The Murdrum Law was enacted to protect Norman settlers from being targeted by the Anglo-Saxon population following the Norman Conquest. Under this law, if a Norman was murdered, the local community could be held collectively responsible unless they could prove the victim was English or identify the killer. Failure to do so often resulted in a heavy fine being imposed on the entire village. The law reinforced Norman authority through collective punishment and encouraged communities to police themselves, while also discouraging resistance against Norman rule.

=== Forest Laws ===

William I declared large areas of land as royal forests, where hunting and access were strictly regulated under Forest Law. These forests were reserved primarily (if not exclusively) for the king’s use, particularly for hunting deer and other game. Violating these laws, such as hunting without permission or damaging resources, was considered a serious offence and could result in severe punishments, including heavy fines, imprisonment, mutilation, or confiscation of property.

=== Capital Crimes ===
Crimes such as murder, treason, robbery, and rebellion were classified as capital offences under Norman law. Execution became a common form of punishment for serious crimes, with hanging widely used throughout Norman England. Harsh penalties were intended to deter criminal activity and reinforce Norman authority over the population. In some cases, punishments also included mutilation, imprisonment, or the confiscation of land and property, particularly for those accused of resisting royal rule.

==Punishments==
=== Capital Punishment ===
The use of the death penalty increased significantly during Norman rule. Offenders found guilty of serious crimes such as murder, treason, robbery, and rebellion often faced execution, with hanging becoming one of the most common methods of punishment. These harsh penalties were intended to deter crime, maintain public order, and reinforce Norman authority across England. In some cases, punishments also included mutilation, imprisonment, or the confiscation of land and property, particularly for those accused of resisting royal rule.
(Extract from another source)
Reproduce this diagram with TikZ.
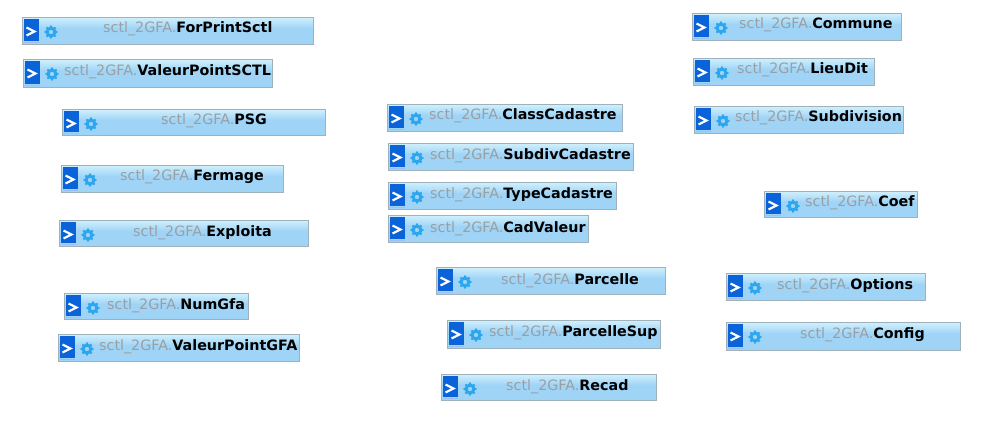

=== Corporal Punishment ===
Physical punishments were common in Norman England, with mutilation frequently used as a penalty for certain offences. Those found guilty of violating forest laws, particularly illegal hunting or poaching, could face severe punishments such as the removal of fingers or hands, rendering them unable to use a bow in the future. Other forms of mutilation, including blinding or branding, were also used for serious crimes and acts of rebellion.

=== Fines and Compensation ===
While fines were still imposed for lesser offences, the focus gradually shifted from compensating victims and their families to paying fines directly to the king or his officials. Under the Norman system, many crimes came to be viewed as offences against royal authority rather than solely against individuals.

=== Trial by Combat ===
Trial by Combat allowed an accused person to fight in a duel to prove their innocence. Known as trial by combat, it was often reserved for serious crimes and legal disputes, particularly among nobles and knights. The outcome of the fight was believed to reflect divine judgement, with victory seen as proof that God had favoured the innocent party.

==Sheriffs and Administration==

The Normans retained many Anglo-Saxon administrative systems, particularly the use of shires and sheriffs. Sheriffs acted as the king’s chief local officials and were responsible for maintaining order, collecting taxes, holding courts, and enforcing royal authority. William I relied heavily on sheriffs to strengthen Norman control over England. Many Anglo-Saxon sheriffs were replaced with Norman nobles who were considered more loyal to the king. The king also used written records, such as the Domesday Book, to monitor land ownership and taxation more effectively. Castles also supported administration by allowing Norman officials and soldiers to maintain authority in regions vulnerable to rebellion. Sheriffs could become extremely powerful and were sometimes accused of corruption or abusing their authority.